Requirements: Leave every picture out and write out the records below exactly.

[Stored records]
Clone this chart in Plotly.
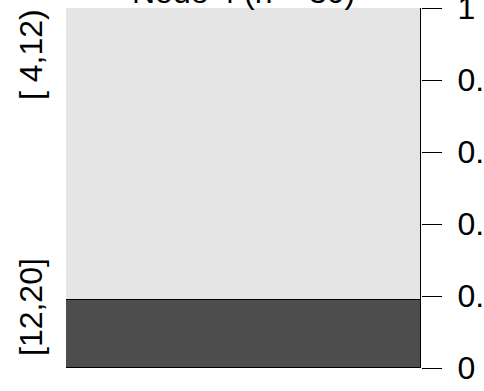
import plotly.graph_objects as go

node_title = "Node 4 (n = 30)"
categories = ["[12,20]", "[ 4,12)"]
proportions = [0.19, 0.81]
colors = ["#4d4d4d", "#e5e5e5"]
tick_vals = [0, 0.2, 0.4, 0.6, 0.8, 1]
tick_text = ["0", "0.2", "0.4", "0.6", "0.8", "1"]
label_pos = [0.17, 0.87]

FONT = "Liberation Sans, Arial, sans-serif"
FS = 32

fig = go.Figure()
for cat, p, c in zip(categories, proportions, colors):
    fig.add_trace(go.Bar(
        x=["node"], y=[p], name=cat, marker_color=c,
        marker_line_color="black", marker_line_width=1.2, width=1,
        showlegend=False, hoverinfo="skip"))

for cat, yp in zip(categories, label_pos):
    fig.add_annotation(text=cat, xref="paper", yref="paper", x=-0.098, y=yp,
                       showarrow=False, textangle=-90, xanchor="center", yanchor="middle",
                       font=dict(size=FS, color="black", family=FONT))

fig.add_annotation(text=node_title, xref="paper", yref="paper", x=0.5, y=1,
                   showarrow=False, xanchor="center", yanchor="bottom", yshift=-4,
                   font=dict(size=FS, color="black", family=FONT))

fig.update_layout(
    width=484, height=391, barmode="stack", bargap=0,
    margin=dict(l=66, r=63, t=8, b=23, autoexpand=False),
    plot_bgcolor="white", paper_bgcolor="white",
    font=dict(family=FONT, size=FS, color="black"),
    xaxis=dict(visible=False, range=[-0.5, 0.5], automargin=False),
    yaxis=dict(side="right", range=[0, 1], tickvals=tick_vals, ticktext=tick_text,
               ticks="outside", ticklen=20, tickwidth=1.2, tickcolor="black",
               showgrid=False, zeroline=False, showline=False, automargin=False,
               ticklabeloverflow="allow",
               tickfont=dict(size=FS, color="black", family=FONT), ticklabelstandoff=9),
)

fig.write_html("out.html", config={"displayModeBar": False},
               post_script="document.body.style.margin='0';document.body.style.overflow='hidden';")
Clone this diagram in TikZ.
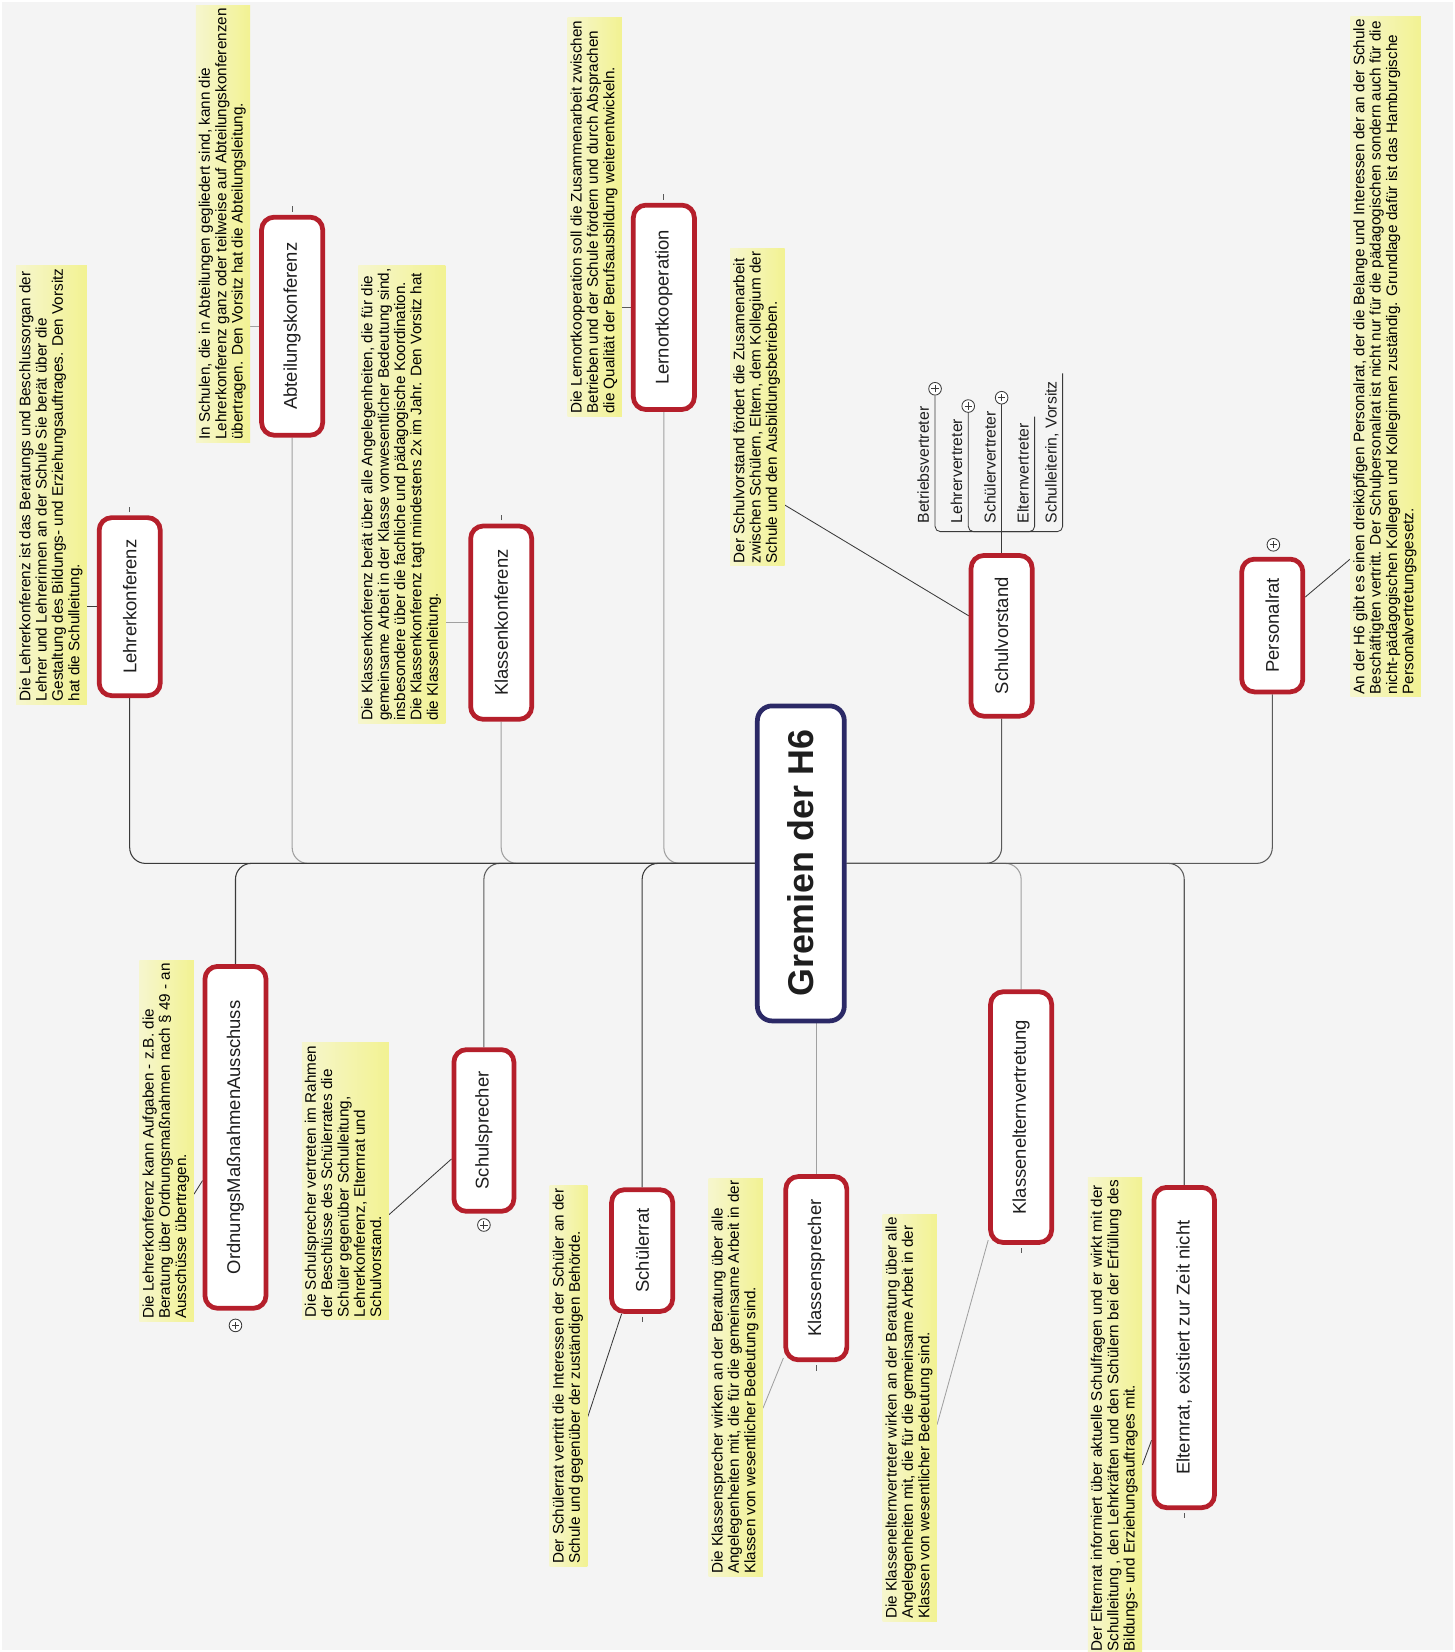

Response to the exercise:
Clone this chart in Plotly.
import plotly.graph_objects as go

node_title = "Node 4 (n = 30)"
categories = ["[12,20]", "[ 4,12)"]
proportions = [0.19, 0.81]
colors = ["#4d4d4d", "#e5e5e5"]
tick_vals = [0, 0.2, 0.4, 0.6, 0.8, 1]
tick_text = ["0", "0.2", "0.4", "0.6", "0.8", "1"]
label_pos = [0.17, 0.87]

FONT = "Liberation Sans, Arial, sans-serif"
FS = 32

fig = go.Figure()
for cat, p, c in zip(categories, proportions, colors):
    fig.add_trace(go.Bar(
        x=["node"], y=[p], name=cat, marker_color=c,
        marker_line_color="black", marker_line_width=1.2, width=1,
        showlegend=False, hoverinfo="skip"))

for cat, yp in zip(categories, label_pos):
    fig.add_annotation(text=cat, xref="paper", yref="paper", x=-0.098, y=yp,
                       showarrow=False, textangle=-90, xanchor="center", yanchor="middle",
                       font=dict(size=FS, color="black", family=FONT))

fig.add_annotation(text=node_title, xref="paper", yref="paper", x=0.5, y=1,
                   showarrow=False, xanchor="center", yanchor="bottom", yshift=-4,
                   font=dict(size=FS, color="black", family=FONT))

fig.update_layout(
    width=484, height=391, barmode="stack", bargap=0,
    margin=dict(l=66, r=63, t=8, b=23, autoexpand=False),
    plot_bgcolor="white", paper_bgcolor="white",
    font=dict(family=FONT, size=FS, color="black"),
    xaxis=dict(visible=False, range=[-0.5, 0.5], automargin=False),
    yaxis=dict(side="right", range=[0, 1], tickvals=tick_vals, ticktext=tick_text,
               ticks="outside", ticklen=20, tickwidth=1.2, tickcolor="black",
               showgrid=False, zeroline=False, showline=False, automargin=False,
               ticklabeloverflow="allow",
               tickfont=dict(size=FS, color="black", family=FONT), ticklabelstandoff=9),
)

fig.write_html("out.html", config={"displayModeBar": False},
               post_script="document.body.style.margin='0';document.body.style.overflow='hidden';")
Clone this diagram in TikZ.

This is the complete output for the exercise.